BSP seen cutting key interest rate at Feb 6 meet despite inflation uptick

Market watchers expect the central bank to push through with an expected interest rate cut when the policy-making Monetary Board convenes on Feb. 6, despite the government’s announcement of an uptick in the inflation rate for January.

In fact, Bangko Sentral ng Pilipinas (BSP) Governor Benjamin Diokno pointed out on Wednesday morning that the January inflation rate of 2.9 percent “was within the BSP’s forecast range of 2.5-3.3 percent.”

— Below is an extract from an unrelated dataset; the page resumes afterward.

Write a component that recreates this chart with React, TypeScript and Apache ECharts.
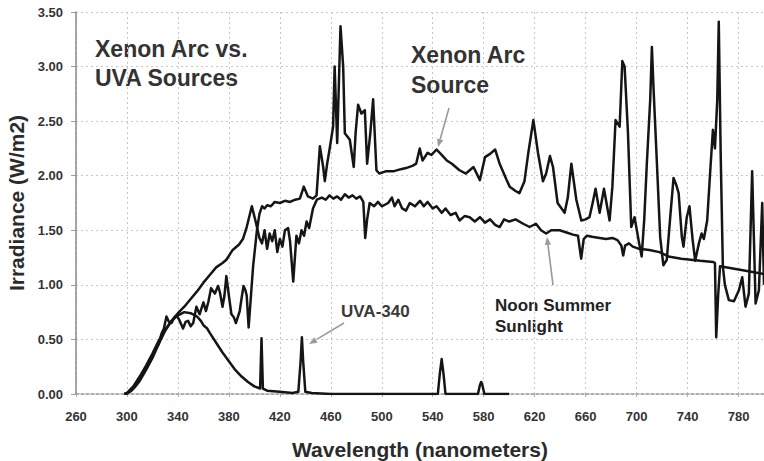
import React, { useEffect, useRef } from "react";
import * as echarts from "echarts";

// ---- Data (wavelength nm, irradiance W/m2) ----
const xenonArc: [number, number][] = [
  [298, 0], [300, 0.005], [303, 0.03], [306, 0.07], [310, 0.14], [314, 0.22], [318, 0.3], [320, 0.34],
  [322, 0.4], [325, 0.46], [327, 0.55], [329, 0.6], [331, 0.71], [333, 0.66], [335, 0.65], [337, 0.7],
  [339, 0.72], [341, 0.68], [344, 0.6], [346, 0.66], [348, 0.67], [350, 0.62], [352, 0.65], [354.5, 0.8],
  [357, 0.73], [360, 0.84], [362, 0.76], [364, 0.85], [366, 0.97], [369, 0.92], [371.5, 0.99], [373, 0.93],
  [375, 0.8], [376.5, 0.9], [378, 1.08], [380, 0.9], [382, 0.73], [384, 0.7], [385.5, 0.65], [388.5, 0.76],
  [390, 0.88], [391.5, 0.99], [393, 0.95], [394, 0.9], [395.5, 0.61], [397, 0.85], [399, 1.17], [402, 1.5],
  [404, 1.65], [406, 1.72], [408, 1.7], [410, 1.73], [413, 1.72], [416, 1.76], [420, 1.75], [424, 1.77],
  [428, 1.76], [432, 1.78], [435.7, 1.79], [438.8, 1.9], [442, 1.81], [446, 1.79], [448.8, 1.82],
  [451.4, 2.27], [454, 2.08], [455.3, 1.95], [457, 2.1], [459, 2.24], [461.8, 2.45], [463, 3.0], [465, 2.3],
  [467.6, 3.37], [469.7, 3.0], [471, 2.39], [473, 2.36], [474.9, 2.33], [478, 2.08], [479.5, 2.4],
  [481.4, 2.65], [484, 2.57], [486.7, 2.6], [488.5, 2.11], [491, 2.39], [493.2, 2.7], [495.8, 2.05],
  [498, 2.02], [503, 2.04], [509, 2.04], [515, 2.06], [519, 2.07], [524, 2.09], [527, 2.11], [529.8, 2.25],
  [532, 2.14], [536, 2.21], [539, 2.19], [543, 2.24], [547, 2.19], [551, 2.14], [555, 2.11], [561, 2.05],
  [566, 2.02], [572, 2.08], [577, 1.96], [581, 2.17], [585, 2.2], [589, 2.24], [592.5, 2.11], [598, 1.96],
  [600.4, 1.9], [605, 1.86], [608, 1.84], [612, 1.95], [615, 2.21], [619, 2.51], [622.6, 2.21],
  [626.5, 1.95], [629, 2.02], [632, 2.18], [634.4, 2.08], [638, 1.75], [643.5, 1.66], [646, 1.8],
  [648.8, 2.11], [652.7, 1.78], [656.6, 1.59], [660, 1.6], [663, 1.62], [665.5, 1.75], [667.8, 1.88],
  [671, 1.66], [674.4, 1.88], [678.8, 1.59], [681, 1.9], [683.5, 2.51], [686.7, 2.45], [688.8, 3.05],
  [690.6, 3.0], [693.2, 2.4], [695.8, 1.53], [698.4, 1.62], [702, 1.38], [704, 1.26], [706, 1.6], [708, 2.1],
  [710.7, 2.7], [712, 3.18], [713.3, 2.8], [716, 2.1], [718.5, 1.44], [721, 1.18], [723.7, 1.23],
  [726.4, 1.62], [729, 1.98], [731, 1.92], [733, 1.84], [735.5, 1.44], [736.8, 1.35], [739.4, 1.62],
  [741.5, 1.72], [744, 1.41], [746, 1.22], [748.9, 1.38], [751, 1.47], [752.8, 1.42], [755.4, 1.59],
  [758, 2.08], [759.9, 2.42], [761.5, 2.25], [763.3, 2.69], [764.5, 3.41], [766, 2.2], [767.7, 1.17],
  [769.3, 1.0], [772.4, 0.86], [776.4, 0.85], [780.3, 0.95], [782.9, 1.07], [785.5, 0.8], [788.1, 0.92],
  [790.7, 2.04], [793.4, 0.83], [796, 0.95], [798.6, 1.75], [800, 1.0],
];

const noonSunlight: [number, number][] = [
  [298, 0], [300, 0.005], [303, 0.025], [306, 0.06], [310, 0.12], [315, 0.22], [320, 0.33], [325, 0.46],
  [330, 0.58], [335, 0.67], [340, 0.74], [345, 0.8], [350, 0.87], [355, 0.94], [360, 1.02], [365, 1.09],
  [370, 1.16], [375, 1.2], [378, 1.23], [383, 1.32], [388, 1.37], [391, 1.42], [394, 1.53], [398, 1.72],
  [401, 1.58], [404, 1.43], [406, 1.38], [408, 1.5], [410, 1.33], [412, 1.47], [414, 1.4], [416, 1.5],
  [418, 1.3], [420, 1.42], [422, 1.35], [424, 1.5], [426.5, 1.52], [428, 1.4], [430.5, 1.03], [433, 1.45],
  [435, 1.38], [437, 1.5], [439, 1.45], [441, 1.58], [443, 1.52], [446, 1.7], [449, 1.78], [453, 1.8],
  [456, 1.78], [459, 1.82], [462, 1.79], [465, 1.81], [468, 1.78], [471, 1.83], [474, 1.8], [477, 1.82],
  [480, 1.79], [483, 1.81], [485.5, 1.76], [487, 1.43], [488.5, 1.6], [490.5, 1.75], [494, 1.72],
  [497, 1.76], [500, 1.72], [505, 1.75], [508, 1.8], [510, 1.72], [513, 1.78], [516, 1.7], [519, 1.68],
  [522, 1.75], [526, 1.72], [530, 1.77], [533, 1.72], [536, 1.76], [540, 1.7], [543, 1.72], [547, 1.66],
  [550, 1.7], [554, 1.64], [558, 1.66], [561, 1.59], [565, 1.63], [569, 1.62], [573, 1.58], [577, 1.62],
  [581, 1.57], [585, 1.6], [589, 1.55], [592.5, 1.53], [596, 1.6], [600, 1.58], [605, 1.6], [611, 1.56],
  [616, 1.53], [621, 1.56], [625, 1.5], [629, 1.47], [633, 1.5], [639.6, 1.5], [645, 1.48], [650, 1.46],
  [654, 1.45], [656.5, 1.24], [658.5, 1.42], [661, 1.45], [665, 1.44], [671, 1.43], [676, 1.42],
  [681, 1.43], [685, 1.41], [688, 1.36], [689.5, 1.27], [691, 1.36], [694, 1.38], [697, 1.35], [702, 1.33],
  [710, 1.32], [718, 1.3], [725, 1.26], [735, 1.24], [750, 1.22], [760, 1.21], [761.5, 1.2], [762.5, 0.52],
  [764, 0.9], [765.5, 1.17], [780, 1.14], [800, 1.1],
];

const uva340: [number, number][] = [
  [298, 0], [300, 0.01], [305, 0.07], [310, 0.16], [315, 0.26], [320, 0.37], [325, 0.49], [330, 0.59],
  [335, 0.67], [340, 0.72], [345, 0.75], [350, 0.74], [355, 0.71], [358, 0.67], [360, 0.63], [363, 0.6],
  [365, 0.56], [370, 0.47], [375, 0.38], [380, 0.3], [385, 0.22], [390, 0.16], [395, 0.11], [400, 0.07],
  [404.5, 0.05], [405.6, 0.51], [406.7, 0.05], [410, 0.03], [420, 0.02], [430, 0.01], [434.5, 0.02],
  [436.3, 0.3], [437.3, 0.52], [438.3, 0.3], [440, 0.02], [445, 0.01], [460, 0], [544, 0], [545.5, 0.18],
  [547, 0.32], [548.5, 0.18], [550, 0], [575.5, 0], [577, 0.08], [578, 0.11], [579, 0.08], [580.5, 0],
  [600, 0],
];

// ---- Axes ----
const X_MIN = 260;
const X_MAX = 800;
const X_STEP = 40;
const Y_MIN = 0;
const Y_MAX = 3.5;
const Y_STEP = 0.5;

// ---- Texts ----
const titleLines = ["Xenon Arc vs.", "UVA Sources"];
const xenonLines = ["Xenon Arc", "Source"];
const uvaText = "UVA-340";
const sunLines = ["Noon Summer", "Sunlight"];

const FONT = "'Liberation Sans', Arial, sans-serif";

function arrow(x1: number, y1: number, x2: number, y2: number) {
  const ang = Math.atan2(y2 - y1, x2 - x1);
  const len = 8;
  const hw = 3.2;
  const bx = x2 - len * Math.cos(ang);
  const by = y2 - len * Math.sin(ang);
  const px = -Math.sin(ang) * hw;
  const py = Math.cos(ang) * hw;
  return [
    {
      type: "line",
      shape: { x1, y1, x2: bx, y2: by },
      style: { stroke: "#9a9a9a", lineWidth: 1.6 },
      silent: true,
    },
    {
      type: "polygon",
      shape: { points: [[x2, y2], [bx + px, by + py], [bx - px, by - py]] },
      style: { fill: "#9a9a9a" },
      silent: true,
    },
  ];
}

function label(text: string, x: number, baseline: number, size: number, color: string) {
  return {
    type: "text",
    x,
    y: baseline - size * 0.846,
    silent: true,
    style: {
      text,
      fill: color,
      font: `bold ${size}px ${FONT}`,
      align: "left",
      verticalAlign: "top",
      lineHeight: size,
    },
  };
}

export default function App() {
  const ref = useRef<HTMLDivElement>(null);

  useEffect(() => {
    if (!ref.current) return;
    document.body.style.margin = "0";
    const chart = echarts.init(ref.current, undefined, { renderer: "svg" });
    const lineSeries = (name: string, data: [number, number][]) => ({
      name,
      type: "line",
      data,
      showSymbol: false,
      symbol: "none",
      lineStyle: { color: "#151515", width: 2.5, join: "round" },
      z: 3,
    });

    chart.setOption({
      animation: false,
      backgroundColor: "#ffffff",
      grid: {
        left: 76,
        right: 0,
        top: 12,
        bottom: 67,
        containLabel: false,
        outerBoundsMode: "none",
      },
      xAxis: {
        type: "value",
        min: X_MIN,
        max: X_MAX,
        interval: X_STEP,
        name: "Wavelength (nanometers)",
        nameLocation: "middle",
        nameGap: 45,
        nameTextStyle: { fontFamily: FONT, fontWeight: "bold", fontSize: 21, color: "#2b2b2b" },
        axisLine: { show: true, onZero: false, lineStyle: { color: "#9a9a9a", width: 1.5, type: [3, 2] } },
        axisTick: { show: true, length: 3, lineStyle: { color: "#b0b0b0" } },
        axisLabel: {
          showMaxLabel: false,
          margin: 16,
          fontFamily: FONT,
          fontWeight: "bold",
          fontSize: 13,
          color: "#333",
        },
        splitLine: { show: true, lineStyle: { color: "#c8c8c8", width: 1, type: [2, 3] } },
      },
      yAxis: {
        type: "value",
        min: Y_MIN,
        max: Y_MAX,
        interval: Y_STEP,
        name: "Irradiance (W/m2)",
        nameLocation: "middle",
        nameGap: 48,
        nameTextStyle: { fontFamily: FONT, fontWeight: "bold", fontSize: 21, color: "#2b2b2b" },
        axisLine: { show: true, lineStyle: { color: "#8a8a8a", width: 1.5 } },
        axisTick: { show: true, length: 5, lineStyle: { color: "#9a9a9a" } },
        axisLabel: {
          margin: 13,
          fontFamily: FONT,
          fontWeight: "bold",
          fontSize: 13,
          color: "#333",
          formatter: (v: number) => v.toFixed(2),
        },
        splitLine: { show: true, lineStyle: { color: "#c8c8c8", width: 1, type: [2, 3] } },
      },
      series: [
        lineSeries("Noon Summer Sunlight", noonSunlight),
        lineSeries("UVA-340", uva340),
        lineSeries("Xenon Arc Source", xenonArc),
      ],
      graphic: [
        label(titleLines[0], 95, 57, 23, "#333"),
        label(titleLines[1], 95, 86, 23, "#333"),
        label(xenonLines[0], 411, 63, 23, "#333"),
        label(xenonLines[1], 411, 93, 23, "#333"),
        label(uvaText, 341, 317, 17, "#3a3a3a"),
        label(sunLines[0], 495, 311, 17, "#222"),
        label(sunLines[1], 495, 332, 17, "#222"),
        ...arrow(449, 108, 438, 147),
        ...arrow(344, 323, 309, 344),
        ...arrow(553, 285, 547, 237),
      ],
    });
    return () => chart.dispose();
  }, []);

  return <div ref={ref} style={{ width: 764, height: 461 }} />;
}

“This is consistent with the BSP’s prevailing assessment that inflation is expected to gradually approach the midpoint of the target range in 2020 and 2021,” he said in a tweet, and added that the central bank would consider all the latest developments in the Monetary Board’s assessment of domestic and external conditions in its meeting on Thursday.

As this developed, economists and market watchers said the central bank would likely proceed with a 25-basis point reduction in its overnight borrowing rate—which banks use as a basis for pricing their own loans—in an effort to help the Philippine economy to return to above-6-percent growth levels.

“Despite the uptick in inflation, we expect the BSP to cut policy rates by 25 basis points at the Feb. 6 meeting with [its] 2020 inflation forecast pegged at 2.9,” ING Manila senior economist Nicholas Mapa said in an email to the media.

“Given the backdrop for slowing global growth, upside risks to the inflation outlook are dampened considerably with crude oil prices tanking on expectations for weaker global growth and depressed oil demand from China,” he added.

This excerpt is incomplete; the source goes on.